A recent NSW Supreme Court case has highlighted that directors should not rely solely on the advice of insurance brokers when choosing appropriate insurance cover for their organisations.
The Court found that an insurance broker who provided incorrect advice to the director of a firm of financial planners, on the legal effect of a policy’s excess (or deductible) provisions in the course of arranging professional indemnity cover for the firm, had breached his duty of care.
The firm, Prosperity, was subsequently sued by over 160 clients for negligently advising them to invest in certain financial products resulting in $17 million in losses. Prosperity’s insurer rejected the broker’s view that only one deductible of $40,000 was payable on the entire matter, and instead, required separate deductibles to be paid for each investor’s claim.
Kemsley Brennan, special counsel at Colin Biggers & Paisley lawyers (CBP) says the case demonstrates that organisations that rely solely on a broker and do not seek legal advice on the adequacy of their insurance policies are taking careless risks.
“Assessing whether an insurance policy effectively meets the needs of a business requires a lawyer’s input. You cannot determine a business’s real exposures, if you’re not qualified to identify potential liabilities in employment and customer contracts. And you cannot advise on whether deductibles or limits are appropriate unless you have a strong understanding of insurance law principles,” Brennan said.
“The bottom line is that directors should always have a lawyer review the organisation’s insurance program and map it against the business’s needs. A good insurance lawyer will then identify coverage gaps and arm the organisation with the knowledge to ensure they ask the right questions of their broker, to get the insurance product that’s ultimately right for them.
“The right policy can mean the difference between business insolvency and success, so it’s important for organisations to get a lawyer involved at an early stage as a vital complement to their broker’s services,” added Brennan.
In the case of Prosperity Advisers Ltd v Secure Enterprises Pty Ltd [2011] NSWSC 541, the policy, which the broker arranged, provided multiple claims would be treated as one claim requiring payment of one deductible of $40,000 if arising out of a single error; however, a separate deductible would apply for each party to the claim, subject to a cap of $120,000. A director of Prosperity contacted the broker to ascertain whether multiple claims stemming from a single failed investment that Prosperity recommended would be treated as one claim under this provision. This was confirmed by the broker.
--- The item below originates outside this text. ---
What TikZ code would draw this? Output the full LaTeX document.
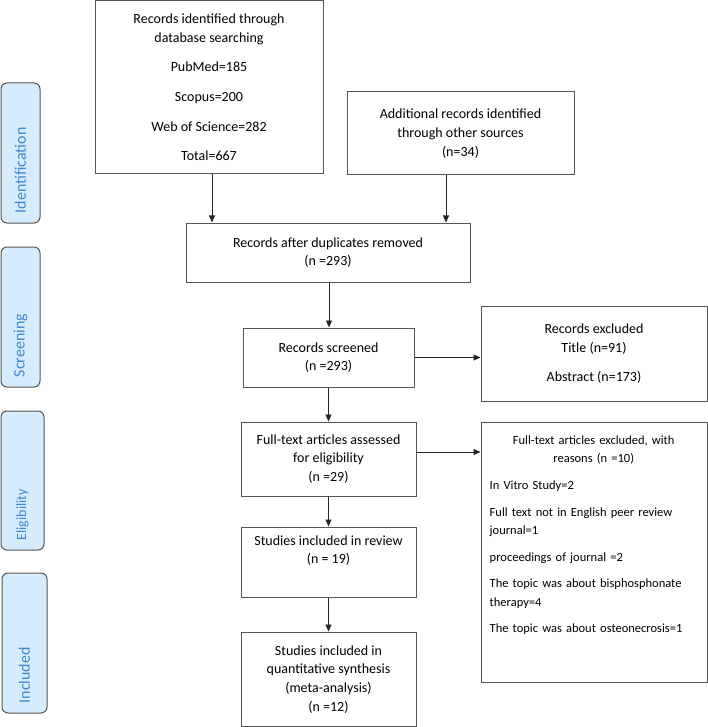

When 160 clients subsequently sued Prosperity for negligently advising them to invest in certain complex products, the insurer advised the claims could not be aggregated because they arose out of tailored advice given to each client and consequently, a $40,000 deductible would apply to each investor’s claim.
The Court found the broker had breached his duty of care to Prosperity. Ultimately however, Prosperity’s negligence claim did not succeed, as it could not identify an alternative insurance product available at the time that imposed a single deductible.